§ Task goal: Which lines in the records below contain the word "that"? Copy each one out.

§ Dataset excerpts:
****

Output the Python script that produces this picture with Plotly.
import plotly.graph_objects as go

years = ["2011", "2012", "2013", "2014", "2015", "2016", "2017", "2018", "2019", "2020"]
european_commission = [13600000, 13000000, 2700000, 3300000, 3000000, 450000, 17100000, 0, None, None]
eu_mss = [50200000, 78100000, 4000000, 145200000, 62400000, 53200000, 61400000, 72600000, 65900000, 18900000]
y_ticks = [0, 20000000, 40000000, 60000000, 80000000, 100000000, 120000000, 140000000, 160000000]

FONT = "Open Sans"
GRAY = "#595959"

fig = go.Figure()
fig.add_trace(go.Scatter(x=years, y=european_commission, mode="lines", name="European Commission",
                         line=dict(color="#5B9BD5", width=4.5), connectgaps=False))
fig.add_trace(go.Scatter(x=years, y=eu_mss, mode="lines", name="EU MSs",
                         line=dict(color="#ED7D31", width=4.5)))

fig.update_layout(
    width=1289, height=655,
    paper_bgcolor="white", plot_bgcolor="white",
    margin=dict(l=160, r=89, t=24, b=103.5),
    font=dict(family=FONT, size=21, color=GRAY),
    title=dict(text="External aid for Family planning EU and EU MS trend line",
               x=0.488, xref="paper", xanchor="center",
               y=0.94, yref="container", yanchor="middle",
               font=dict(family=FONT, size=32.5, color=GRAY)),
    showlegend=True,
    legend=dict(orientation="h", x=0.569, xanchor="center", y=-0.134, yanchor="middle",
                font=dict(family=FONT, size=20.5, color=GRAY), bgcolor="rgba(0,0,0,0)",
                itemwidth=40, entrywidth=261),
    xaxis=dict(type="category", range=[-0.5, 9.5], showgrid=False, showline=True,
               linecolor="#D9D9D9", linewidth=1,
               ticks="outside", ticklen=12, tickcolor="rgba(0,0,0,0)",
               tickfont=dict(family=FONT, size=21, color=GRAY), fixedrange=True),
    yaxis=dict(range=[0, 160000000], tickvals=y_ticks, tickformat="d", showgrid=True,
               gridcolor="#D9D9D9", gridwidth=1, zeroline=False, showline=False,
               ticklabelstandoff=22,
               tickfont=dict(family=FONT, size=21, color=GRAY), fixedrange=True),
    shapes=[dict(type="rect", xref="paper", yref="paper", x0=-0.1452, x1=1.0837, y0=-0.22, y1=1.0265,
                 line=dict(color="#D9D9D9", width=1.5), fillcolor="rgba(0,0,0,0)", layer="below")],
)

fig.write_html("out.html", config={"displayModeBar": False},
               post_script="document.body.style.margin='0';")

****

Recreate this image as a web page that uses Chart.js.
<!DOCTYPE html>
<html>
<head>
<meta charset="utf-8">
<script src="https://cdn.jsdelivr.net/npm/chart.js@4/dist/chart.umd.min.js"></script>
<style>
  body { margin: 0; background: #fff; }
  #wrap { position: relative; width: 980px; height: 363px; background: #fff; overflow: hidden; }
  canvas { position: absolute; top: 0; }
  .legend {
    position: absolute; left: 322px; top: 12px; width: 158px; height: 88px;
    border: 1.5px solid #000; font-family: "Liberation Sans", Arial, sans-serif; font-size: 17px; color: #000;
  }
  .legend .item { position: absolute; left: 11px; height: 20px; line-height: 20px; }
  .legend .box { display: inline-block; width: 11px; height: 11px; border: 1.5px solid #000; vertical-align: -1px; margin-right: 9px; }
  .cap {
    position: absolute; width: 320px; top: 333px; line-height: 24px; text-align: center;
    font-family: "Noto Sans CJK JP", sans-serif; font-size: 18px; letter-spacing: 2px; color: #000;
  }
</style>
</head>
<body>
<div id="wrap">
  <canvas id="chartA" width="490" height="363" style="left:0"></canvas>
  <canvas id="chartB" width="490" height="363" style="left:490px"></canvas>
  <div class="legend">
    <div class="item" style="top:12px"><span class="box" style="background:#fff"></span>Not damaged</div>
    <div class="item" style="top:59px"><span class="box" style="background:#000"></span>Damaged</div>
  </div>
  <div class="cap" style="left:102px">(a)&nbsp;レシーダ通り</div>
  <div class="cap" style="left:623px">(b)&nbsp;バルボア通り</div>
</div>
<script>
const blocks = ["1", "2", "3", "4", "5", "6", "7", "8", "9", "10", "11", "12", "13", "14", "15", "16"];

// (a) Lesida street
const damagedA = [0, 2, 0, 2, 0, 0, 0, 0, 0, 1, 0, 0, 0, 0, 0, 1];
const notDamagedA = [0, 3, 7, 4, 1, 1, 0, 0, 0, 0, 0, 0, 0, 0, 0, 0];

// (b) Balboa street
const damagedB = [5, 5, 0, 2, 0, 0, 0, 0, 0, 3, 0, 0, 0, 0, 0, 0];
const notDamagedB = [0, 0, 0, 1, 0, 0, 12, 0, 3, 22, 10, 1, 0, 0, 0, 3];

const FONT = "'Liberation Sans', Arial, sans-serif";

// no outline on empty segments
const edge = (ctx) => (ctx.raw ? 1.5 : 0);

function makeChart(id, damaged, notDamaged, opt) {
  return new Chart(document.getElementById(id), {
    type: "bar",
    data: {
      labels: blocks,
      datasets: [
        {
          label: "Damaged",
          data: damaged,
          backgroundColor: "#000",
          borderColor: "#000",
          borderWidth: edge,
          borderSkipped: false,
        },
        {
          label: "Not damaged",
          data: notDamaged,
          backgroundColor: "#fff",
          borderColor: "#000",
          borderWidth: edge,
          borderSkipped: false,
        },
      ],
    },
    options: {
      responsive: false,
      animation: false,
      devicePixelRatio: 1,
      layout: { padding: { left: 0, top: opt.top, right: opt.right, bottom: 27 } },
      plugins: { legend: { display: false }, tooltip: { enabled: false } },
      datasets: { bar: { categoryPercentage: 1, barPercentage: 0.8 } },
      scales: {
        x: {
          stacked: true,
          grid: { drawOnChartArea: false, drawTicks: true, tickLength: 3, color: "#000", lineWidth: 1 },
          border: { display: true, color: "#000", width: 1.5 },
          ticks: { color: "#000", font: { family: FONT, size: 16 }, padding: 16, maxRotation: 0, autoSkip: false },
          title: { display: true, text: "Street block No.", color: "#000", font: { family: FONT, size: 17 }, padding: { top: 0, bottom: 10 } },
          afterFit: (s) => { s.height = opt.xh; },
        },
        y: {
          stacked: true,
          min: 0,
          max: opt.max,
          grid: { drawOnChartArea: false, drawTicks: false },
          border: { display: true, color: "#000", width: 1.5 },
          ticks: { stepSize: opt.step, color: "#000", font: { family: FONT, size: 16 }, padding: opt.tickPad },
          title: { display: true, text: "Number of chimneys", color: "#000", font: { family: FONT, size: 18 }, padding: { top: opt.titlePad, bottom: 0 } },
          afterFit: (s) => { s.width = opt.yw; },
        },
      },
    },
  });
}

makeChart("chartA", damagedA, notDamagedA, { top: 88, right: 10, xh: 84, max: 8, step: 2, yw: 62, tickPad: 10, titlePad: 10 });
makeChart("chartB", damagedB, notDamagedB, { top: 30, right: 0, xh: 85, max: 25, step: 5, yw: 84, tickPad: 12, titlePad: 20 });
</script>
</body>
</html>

****

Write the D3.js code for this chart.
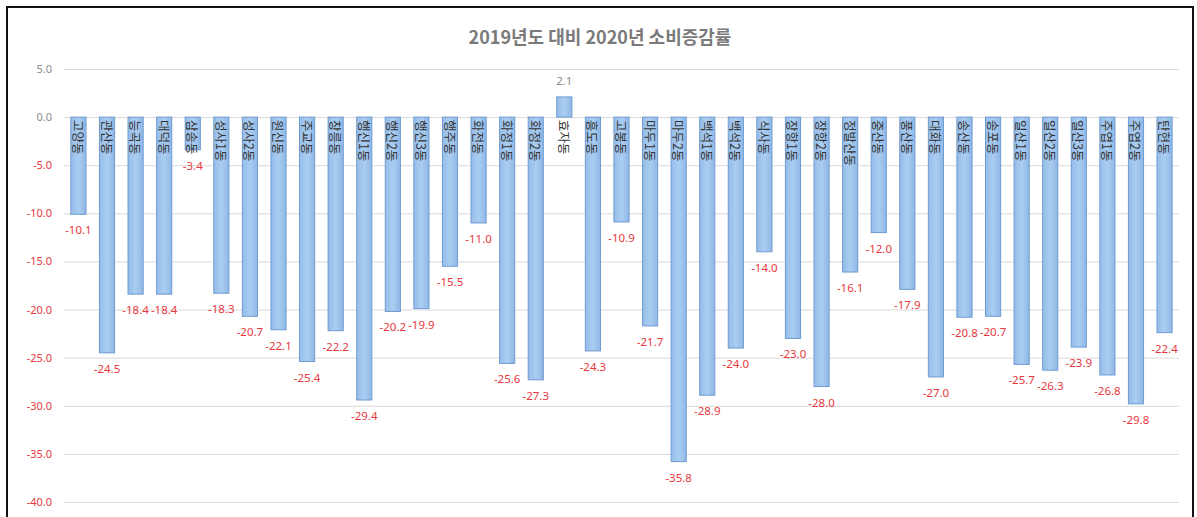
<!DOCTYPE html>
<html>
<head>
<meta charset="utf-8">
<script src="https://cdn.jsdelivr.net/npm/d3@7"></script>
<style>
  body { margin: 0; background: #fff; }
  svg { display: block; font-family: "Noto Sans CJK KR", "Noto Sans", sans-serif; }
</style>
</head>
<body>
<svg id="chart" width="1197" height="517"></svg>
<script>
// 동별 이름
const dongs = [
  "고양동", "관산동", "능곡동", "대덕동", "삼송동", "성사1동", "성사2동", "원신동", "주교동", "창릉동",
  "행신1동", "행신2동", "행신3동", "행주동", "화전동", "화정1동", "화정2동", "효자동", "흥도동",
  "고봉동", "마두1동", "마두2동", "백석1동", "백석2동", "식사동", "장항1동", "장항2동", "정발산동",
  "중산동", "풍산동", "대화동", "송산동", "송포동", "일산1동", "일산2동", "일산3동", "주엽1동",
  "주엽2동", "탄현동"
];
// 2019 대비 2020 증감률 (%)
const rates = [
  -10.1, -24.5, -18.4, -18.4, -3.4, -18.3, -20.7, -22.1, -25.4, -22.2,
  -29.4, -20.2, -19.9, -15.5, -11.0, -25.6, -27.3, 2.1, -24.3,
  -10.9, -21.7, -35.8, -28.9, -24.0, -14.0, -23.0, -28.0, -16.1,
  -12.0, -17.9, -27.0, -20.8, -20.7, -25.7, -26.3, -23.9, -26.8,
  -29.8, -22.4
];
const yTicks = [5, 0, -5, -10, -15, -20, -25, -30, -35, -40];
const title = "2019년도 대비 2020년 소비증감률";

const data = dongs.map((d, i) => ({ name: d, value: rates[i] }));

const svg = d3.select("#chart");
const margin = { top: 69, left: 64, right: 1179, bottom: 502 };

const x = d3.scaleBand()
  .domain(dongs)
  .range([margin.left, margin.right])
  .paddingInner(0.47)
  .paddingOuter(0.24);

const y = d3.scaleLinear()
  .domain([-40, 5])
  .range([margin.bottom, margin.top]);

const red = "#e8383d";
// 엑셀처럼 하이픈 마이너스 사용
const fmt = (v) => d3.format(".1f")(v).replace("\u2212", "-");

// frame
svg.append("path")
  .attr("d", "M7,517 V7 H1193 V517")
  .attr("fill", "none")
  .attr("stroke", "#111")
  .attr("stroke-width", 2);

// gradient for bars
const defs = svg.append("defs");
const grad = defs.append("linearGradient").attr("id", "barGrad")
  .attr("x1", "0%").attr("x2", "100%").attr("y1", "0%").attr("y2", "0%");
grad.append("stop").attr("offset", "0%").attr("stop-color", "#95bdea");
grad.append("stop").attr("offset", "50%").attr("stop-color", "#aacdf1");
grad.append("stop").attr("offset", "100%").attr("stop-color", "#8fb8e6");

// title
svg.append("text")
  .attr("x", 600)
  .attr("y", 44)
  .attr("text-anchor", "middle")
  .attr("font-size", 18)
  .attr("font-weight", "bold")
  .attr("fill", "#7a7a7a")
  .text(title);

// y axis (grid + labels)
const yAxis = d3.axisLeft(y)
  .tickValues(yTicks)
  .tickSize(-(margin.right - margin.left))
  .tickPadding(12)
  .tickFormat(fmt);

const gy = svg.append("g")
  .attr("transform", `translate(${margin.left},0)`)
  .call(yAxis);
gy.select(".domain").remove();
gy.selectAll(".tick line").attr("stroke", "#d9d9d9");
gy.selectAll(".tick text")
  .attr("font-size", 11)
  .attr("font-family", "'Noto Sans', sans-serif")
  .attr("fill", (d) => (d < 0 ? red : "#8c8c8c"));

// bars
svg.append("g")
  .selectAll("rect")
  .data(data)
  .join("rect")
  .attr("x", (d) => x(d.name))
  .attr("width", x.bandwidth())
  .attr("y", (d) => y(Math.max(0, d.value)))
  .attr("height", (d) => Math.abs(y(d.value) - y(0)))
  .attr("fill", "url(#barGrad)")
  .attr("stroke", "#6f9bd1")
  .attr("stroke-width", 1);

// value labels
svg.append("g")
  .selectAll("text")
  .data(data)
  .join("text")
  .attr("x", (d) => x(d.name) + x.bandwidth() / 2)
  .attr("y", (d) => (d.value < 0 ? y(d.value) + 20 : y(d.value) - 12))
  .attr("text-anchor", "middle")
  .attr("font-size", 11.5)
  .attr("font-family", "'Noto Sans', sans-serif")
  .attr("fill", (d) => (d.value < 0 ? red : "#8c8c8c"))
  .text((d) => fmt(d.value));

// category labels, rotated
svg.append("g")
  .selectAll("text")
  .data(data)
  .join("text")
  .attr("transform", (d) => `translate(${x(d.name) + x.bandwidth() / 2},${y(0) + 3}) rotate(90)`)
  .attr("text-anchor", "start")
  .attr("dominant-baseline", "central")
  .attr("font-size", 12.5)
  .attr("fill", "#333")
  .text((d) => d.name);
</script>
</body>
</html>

****

§ Written response:
Output the Python script that produces this picture with Plotly.
Recreate this image as a web page that uses Chart.js.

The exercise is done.